Man... You sure know how to make a guy appreciate Linux! :-o


----------



## arabian knight (Dec 19, 2005)

backwoodsman7 said:


> Man... You sure know how to make a guy appreciate Linux! :-o


I don't know what that is suppose to mean. 
But I learned back in the 90's on Apple's and then Macs.
We had a blank data Base called Double Helix made just for Macs.
After a time I would go in and program that data base myself, and also MicrosoftWorks for Macs.
Then had 2 (PC's) H-P and a Dell. 
Before I switched back to this iMac to which I will never go back to MS OR ANY other OS out there. Period.


----------



## cmcon=7 (Mar 7, 2010)

this is great http://www.dosbox.com/ I don't recommend or not recommend this site, it just came up with a quick search.
anyway this program will let you run dos programs on your win 7 machine, you will need to brush up on dos like commands, but it is worth learning.

eta i don't have any 1.44 disks that are readable anymore, I doubt you do, so don't waste money on a new 3.5 drive.
cd's are probably still ok.


----------



## Harry Chickpea (Dec 19, 2008)

"We are talking about things that ran many years ago on Windows 95 and 98. Those will not run on the newer operating systems especially when you have moved up to Windows 7. And soon to be Widows 8."

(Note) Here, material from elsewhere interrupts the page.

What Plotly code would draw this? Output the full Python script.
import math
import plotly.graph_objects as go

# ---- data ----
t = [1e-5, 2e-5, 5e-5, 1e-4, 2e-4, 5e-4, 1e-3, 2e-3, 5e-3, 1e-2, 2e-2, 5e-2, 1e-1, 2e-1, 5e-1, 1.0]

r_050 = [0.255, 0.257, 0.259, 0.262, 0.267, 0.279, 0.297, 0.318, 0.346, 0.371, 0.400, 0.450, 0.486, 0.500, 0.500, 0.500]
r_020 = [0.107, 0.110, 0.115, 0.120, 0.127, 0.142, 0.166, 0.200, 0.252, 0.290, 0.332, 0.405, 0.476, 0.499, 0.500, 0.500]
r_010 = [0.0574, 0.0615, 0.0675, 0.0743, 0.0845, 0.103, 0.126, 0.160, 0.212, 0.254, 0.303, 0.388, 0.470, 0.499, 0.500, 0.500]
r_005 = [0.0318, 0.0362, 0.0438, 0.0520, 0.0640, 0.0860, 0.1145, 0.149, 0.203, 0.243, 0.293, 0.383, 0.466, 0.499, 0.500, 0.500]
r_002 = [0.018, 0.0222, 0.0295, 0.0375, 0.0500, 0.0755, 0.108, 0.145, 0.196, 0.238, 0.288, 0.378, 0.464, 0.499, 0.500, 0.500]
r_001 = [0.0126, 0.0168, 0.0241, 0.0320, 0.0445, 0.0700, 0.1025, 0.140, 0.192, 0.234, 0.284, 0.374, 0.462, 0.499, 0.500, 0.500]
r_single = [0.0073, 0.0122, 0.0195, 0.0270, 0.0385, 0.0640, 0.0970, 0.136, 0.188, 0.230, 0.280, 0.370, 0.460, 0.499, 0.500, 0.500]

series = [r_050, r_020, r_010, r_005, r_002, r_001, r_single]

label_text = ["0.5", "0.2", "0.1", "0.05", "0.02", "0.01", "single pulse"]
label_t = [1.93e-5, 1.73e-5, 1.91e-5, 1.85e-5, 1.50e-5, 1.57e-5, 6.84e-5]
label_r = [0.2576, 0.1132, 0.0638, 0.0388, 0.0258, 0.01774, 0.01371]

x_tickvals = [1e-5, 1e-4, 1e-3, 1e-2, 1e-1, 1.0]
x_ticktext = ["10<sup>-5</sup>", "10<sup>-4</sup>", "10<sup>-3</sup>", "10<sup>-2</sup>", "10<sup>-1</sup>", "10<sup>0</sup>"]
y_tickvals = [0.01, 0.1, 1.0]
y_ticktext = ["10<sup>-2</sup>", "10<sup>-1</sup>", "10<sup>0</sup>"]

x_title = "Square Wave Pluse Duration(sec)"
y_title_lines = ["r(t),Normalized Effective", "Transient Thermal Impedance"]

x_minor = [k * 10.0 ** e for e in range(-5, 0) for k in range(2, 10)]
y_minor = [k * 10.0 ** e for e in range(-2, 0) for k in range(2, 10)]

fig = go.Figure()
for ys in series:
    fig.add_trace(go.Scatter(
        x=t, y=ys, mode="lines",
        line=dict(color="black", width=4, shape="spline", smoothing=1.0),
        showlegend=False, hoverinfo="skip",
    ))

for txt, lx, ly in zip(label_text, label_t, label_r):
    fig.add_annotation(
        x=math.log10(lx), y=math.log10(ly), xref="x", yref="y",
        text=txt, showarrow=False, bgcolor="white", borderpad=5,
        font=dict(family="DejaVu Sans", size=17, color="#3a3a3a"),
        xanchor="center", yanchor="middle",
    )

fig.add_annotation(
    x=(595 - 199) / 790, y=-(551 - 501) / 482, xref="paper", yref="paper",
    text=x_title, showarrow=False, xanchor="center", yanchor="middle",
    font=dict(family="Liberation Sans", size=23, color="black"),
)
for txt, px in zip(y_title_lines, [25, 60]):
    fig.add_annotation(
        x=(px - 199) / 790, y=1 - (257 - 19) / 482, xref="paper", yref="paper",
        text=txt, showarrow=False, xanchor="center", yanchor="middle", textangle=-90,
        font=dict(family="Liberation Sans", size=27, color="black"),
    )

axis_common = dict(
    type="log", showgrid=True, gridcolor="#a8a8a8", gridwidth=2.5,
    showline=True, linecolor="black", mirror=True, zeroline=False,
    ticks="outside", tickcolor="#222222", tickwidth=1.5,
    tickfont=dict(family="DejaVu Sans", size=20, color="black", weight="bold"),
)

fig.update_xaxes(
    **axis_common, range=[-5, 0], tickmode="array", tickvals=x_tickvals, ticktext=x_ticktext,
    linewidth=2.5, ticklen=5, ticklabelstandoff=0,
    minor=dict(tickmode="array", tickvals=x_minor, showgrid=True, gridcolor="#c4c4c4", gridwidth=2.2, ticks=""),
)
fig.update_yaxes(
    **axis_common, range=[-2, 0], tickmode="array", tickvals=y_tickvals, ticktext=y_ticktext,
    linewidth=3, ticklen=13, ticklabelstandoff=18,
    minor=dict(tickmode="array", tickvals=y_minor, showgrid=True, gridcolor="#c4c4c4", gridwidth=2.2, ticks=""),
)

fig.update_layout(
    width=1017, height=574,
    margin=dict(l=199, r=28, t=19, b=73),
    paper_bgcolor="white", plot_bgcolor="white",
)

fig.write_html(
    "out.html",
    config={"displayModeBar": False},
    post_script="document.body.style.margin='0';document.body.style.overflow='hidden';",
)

LOL. The programs I wrote for sale that pay the bills here run under DOS, Windows 3.1, Win 95, Win 98, Win XP, and Vista without any problems (Win ME was a disaster, as most people will tell you). I've been too acquainted with Windows quirks to like the O.S., but PROPERLY written programs do seem to have no major compatibility issues. What does tick me off is the undocumented bugs in the various networking schemes that everyone glosses over, and the way that every time Windows "upgrades" the control over it is more and more obfuscated, and the more Windows is turning into a tv set remote control, AND the way later versions delay control over hardware in attempts to "protect" the O.S..


----------



## Capt Quirk (Sep 24, 2011)

"Windows Quirks"... is that a crack at me???


----------



## HermitJohn (May 10, 2002)

Capt Quirk said:


> Can't bring myself to do Linux... not even a huge mob of geeks with flaming torches and pitchforks can make me


Wasnt the geeks that got me to use linux, was Big Bill with his hand out rubbing his thumb and forefinger together. I actually preferred an operating system called BeOS. It was around the time of win95 when linux was very user unfriendly and win95 was sold to us fools alpha testing for Big Bill. It worked and was slick. Unfortunately nobody wrote very many drivers for it so you had to own certain hardware in order to run it. Big Bill threatened to not sell windows to certain computer manufacturers that saw how slick Be was and were offering it as an option. Be sued and eventually Be won but not before they went bankrupt. So in essence M$ won.


----------



## Capt Quirk (Sep 24, 2011)

I remember seeing BeOS about that time, maybe a little earlier? It didn't go very far though.


----------



## Harry Chickpea (Dec 19, 2008)

""Windows Quirks"... is that a crack at me??? "

LOL, no. Was thinking more along the lines of the de-activation of the [ALT]255 acceptance by the file systems, support for some of the legacy screens, etc..

Wasn't Laporte big on BeOS? I still miss tech-tv.


----------



## arabian knight (Dec 19, 2005)

Harry Chickpea said:


> Wasn't Laporte big on BeOS? I still miss tech-tv.


 Yes I do to. Now he REALLY likes Apple Products. LOL

He still has a radio show on every Saturday And Sunday. Called The Tech Guy.

http://techguylabs.com/radio/Profiles/LeoLaporte


----------



## Capt Quirk (Sep 24, 2011)

Speaking of TechTV, Patrick from the Screen Savers has a web series at http://revision3.com/


----------



## HermitJohn (May 10, 2002)

When M$ blocked Be selling to computer makers, they rested their hope on Apple using BeOS on their computers. A deal was close, then Apple changed course at last minute and Be was done, slowly drifted into bankruptcy and that was that.

BeOS the operating system itself has limped along with handful volunteers patching last version of BeOS under some special use license, plus working to produce a freeBeOS based on its own kernel that would run old BeOS software plus linux software/drivers could be compiled for it too. Too little too late.

I liked Puppy Linux cause it is small and efficient like BeOS, but has access to the vast amount software and drivers that linux offers.


----------